Vea usted, amigo Marañón, cómo se enredan las cosas. Y al decir cosas quiero decir palabras, pues en el reino —o si quiere usted en la república, pues no vamos a reñir usted y yo por eso— del espíritu no hay más cosas, esto es: causas, que las palabras. Y otra cosa, y es que este andar hurgando y zahondando en mi propio y personal dialecto, en el que, con la materia común, me estoy formando y reformando y trasformando arreo, esto es lo que me lleva a lo que usted llama el contrapelo. Sobre todo cuando doy —¡y son masa!— con los que no han soltado el pelo de la dehesa. De la dehesa religiosa o de la política. Y que se les antoja que profesar un credo es abrigar una creencia. Y vea por qué prefiero escribir en lengua hablada a hablar en lengua escrita.

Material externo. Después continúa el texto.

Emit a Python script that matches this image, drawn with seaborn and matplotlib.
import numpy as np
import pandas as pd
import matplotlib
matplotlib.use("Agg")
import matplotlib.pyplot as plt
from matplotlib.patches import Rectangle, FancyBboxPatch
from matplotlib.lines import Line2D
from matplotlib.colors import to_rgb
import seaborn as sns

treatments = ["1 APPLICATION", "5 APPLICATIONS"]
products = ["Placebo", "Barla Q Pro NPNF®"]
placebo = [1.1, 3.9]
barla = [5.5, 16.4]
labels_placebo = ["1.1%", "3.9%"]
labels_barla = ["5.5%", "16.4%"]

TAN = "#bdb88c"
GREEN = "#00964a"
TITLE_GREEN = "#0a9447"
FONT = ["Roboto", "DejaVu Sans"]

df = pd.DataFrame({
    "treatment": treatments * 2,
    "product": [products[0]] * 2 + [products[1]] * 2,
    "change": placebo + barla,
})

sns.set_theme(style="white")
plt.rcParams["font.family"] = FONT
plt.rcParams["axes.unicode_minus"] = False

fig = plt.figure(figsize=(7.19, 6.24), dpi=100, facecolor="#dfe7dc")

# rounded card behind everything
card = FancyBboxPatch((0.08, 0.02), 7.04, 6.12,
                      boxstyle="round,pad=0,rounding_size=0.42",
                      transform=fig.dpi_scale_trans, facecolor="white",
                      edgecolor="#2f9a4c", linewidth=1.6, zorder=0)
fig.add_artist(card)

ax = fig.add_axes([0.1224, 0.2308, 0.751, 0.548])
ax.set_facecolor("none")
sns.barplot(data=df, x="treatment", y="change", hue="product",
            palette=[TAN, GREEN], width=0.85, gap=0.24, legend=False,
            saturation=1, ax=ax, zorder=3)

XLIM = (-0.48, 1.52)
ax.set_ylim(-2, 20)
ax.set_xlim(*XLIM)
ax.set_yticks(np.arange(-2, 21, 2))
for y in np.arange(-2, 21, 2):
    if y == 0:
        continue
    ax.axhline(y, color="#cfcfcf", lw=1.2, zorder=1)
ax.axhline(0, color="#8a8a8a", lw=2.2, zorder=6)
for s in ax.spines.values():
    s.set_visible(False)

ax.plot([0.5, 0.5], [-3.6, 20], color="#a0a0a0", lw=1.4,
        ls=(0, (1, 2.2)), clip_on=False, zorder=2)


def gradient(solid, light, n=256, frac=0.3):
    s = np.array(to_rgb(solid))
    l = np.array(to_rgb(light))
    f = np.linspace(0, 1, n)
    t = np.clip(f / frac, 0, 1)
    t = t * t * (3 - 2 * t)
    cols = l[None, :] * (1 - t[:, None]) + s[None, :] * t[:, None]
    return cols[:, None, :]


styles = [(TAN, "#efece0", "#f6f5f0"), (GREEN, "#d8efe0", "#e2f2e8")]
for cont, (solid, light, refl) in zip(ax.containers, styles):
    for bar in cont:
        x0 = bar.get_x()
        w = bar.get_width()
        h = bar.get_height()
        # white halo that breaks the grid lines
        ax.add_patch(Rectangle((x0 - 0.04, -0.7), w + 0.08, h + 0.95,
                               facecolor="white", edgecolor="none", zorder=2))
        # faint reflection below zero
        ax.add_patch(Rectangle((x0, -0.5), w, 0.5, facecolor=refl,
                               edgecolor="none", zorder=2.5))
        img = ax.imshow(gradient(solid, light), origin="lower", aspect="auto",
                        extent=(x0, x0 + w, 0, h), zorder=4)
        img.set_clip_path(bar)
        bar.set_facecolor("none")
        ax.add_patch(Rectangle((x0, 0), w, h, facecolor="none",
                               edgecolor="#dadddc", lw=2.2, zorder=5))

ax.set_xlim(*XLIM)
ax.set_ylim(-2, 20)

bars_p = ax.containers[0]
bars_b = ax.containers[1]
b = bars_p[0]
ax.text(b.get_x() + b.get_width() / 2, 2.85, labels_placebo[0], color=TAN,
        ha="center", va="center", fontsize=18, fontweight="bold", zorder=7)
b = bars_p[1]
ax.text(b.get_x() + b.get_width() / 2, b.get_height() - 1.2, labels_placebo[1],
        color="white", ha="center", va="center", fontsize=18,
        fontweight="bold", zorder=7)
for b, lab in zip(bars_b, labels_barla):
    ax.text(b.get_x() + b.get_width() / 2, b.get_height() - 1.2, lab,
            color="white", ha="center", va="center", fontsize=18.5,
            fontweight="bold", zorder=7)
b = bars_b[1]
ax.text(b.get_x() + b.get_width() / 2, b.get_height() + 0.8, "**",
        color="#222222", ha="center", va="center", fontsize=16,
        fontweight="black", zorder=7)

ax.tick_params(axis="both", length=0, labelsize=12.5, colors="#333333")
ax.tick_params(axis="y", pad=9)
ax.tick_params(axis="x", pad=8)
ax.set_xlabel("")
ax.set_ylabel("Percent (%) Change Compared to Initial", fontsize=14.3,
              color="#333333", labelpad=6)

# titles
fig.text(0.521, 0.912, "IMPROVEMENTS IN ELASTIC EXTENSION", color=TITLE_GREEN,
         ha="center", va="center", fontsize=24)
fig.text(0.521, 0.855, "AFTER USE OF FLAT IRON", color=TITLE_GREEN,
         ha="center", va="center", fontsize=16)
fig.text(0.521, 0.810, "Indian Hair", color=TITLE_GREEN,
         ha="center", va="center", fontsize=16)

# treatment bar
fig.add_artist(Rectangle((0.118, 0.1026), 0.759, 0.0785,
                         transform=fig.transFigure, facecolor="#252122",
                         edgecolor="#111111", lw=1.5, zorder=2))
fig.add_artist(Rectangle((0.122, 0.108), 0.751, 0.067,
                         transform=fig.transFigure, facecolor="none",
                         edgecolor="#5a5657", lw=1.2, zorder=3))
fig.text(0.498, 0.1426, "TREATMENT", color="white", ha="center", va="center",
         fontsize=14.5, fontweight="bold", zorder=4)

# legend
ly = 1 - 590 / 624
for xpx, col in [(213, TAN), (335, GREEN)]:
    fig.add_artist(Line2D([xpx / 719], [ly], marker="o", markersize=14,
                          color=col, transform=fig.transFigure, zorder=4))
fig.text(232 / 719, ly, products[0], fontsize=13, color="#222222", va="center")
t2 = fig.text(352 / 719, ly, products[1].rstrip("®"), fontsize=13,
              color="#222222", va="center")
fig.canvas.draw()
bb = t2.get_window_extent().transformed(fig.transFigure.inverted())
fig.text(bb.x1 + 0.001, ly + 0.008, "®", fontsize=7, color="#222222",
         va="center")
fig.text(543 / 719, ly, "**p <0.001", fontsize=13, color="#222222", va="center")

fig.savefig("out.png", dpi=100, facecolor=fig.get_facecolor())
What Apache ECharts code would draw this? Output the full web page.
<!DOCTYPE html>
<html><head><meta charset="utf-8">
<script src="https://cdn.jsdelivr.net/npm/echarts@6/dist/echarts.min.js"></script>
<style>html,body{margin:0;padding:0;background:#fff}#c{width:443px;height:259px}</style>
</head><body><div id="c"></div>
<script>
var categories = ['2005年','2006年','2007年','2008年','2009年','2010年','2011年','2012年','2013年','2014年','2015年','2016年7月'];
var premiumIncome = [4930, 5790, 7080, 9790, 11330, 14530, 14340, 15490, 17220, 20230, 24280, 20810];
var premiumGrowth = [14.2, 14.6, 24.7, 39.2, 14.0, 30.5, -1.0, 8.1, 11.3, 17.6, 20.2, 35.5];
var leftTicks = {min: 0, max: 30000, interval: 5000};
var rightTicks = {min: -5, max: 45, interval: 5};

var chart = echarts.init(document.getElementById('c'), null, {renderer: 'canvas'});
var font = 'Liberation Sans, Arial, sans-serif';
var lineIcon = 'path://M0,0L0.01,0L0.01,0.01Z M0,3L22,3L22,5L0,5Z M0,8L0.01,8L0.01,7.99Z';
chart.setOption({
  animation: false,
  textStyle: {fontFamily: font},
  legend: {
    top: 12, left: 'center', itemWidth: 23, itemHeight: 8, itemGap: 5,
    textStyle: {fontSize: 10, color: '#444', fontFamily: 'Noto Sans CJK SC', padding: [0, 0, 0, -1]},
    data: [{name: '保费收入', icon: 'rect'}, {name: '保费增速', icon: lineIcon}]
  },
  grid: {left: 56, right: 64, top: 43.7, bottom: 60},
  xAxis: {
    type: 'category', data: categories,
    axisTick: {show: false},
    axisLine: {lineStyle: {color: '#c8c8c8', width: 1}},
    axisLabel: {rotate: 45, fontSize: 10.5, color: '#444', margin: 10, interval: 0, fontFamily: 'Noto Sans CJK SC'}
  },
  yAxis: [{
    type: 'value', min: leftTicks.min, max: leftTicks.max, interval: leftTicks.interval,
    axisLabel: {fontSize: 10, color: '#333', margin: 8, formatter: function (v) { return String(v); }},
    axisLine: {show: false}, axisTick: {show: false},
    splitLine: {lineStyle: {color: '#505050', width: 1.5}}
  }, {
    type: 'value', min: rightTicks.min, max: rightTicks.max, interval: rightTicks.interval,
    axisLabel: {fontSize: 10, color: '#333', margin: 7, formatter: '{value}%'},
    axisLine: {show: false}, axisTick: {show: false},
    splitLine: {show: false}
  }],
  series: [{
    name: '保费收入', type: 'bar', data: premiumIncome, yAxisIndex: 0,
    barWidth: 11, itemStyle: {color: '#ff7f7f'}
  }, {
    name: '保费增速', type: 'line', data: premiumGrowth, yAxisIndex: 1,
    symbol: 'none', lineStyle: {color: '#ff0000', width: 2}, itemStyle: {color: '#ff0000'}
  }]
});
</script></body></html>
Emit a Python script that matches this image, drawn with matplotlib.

Y tal se va poniendo todo, que ya no me cuido si no de salvar mi propio dialecto personal. Usted me entiende y me entienden muchos de los que dicen no entenderme y les queda otra: no entenderse a sí mismos. Ahora lo derecho, lo del gran periodista San Pablo de Tarso, que en su poderoso dialecto personal greco-judaico, pauliniano, se confiesa hombre de contradicción y: “Miserable hombre de mí, ¿quién me librará de este cuerpo de muerte?” Y a nosotros, mi amigo, ¿quién nos librará de esa masa de incomprensión y de programas? Masa en que uno se derrite, se liquida... ¡Quién pudiera hendirla solo y… sólido! Y traigo aquí esta preciosa acepción popular de “sólido” en el sentido de señero o solitario— una casa “sólida” por “ensenta”—, porque el Diccionario manual e “ilustrado de la lengua española” de nuestra —usted y yo somos de ella— Academia la califica de... ¡barbarismo! ¡Así prendieran tantos así! Y, por de contado, tampoco trae “ensento”, sino exento, que es lo culto. ¡Más... poder librarse de la liquidación en la masa, poder mantenerse sólo, señero, ensento y sólido! Gracias al barbarismo.
Y por esta vez no podrá usted decir, me parece, que le vengo a contrapelo. ¡Más al pelo que viene esto...! Esté-le, pues, bien.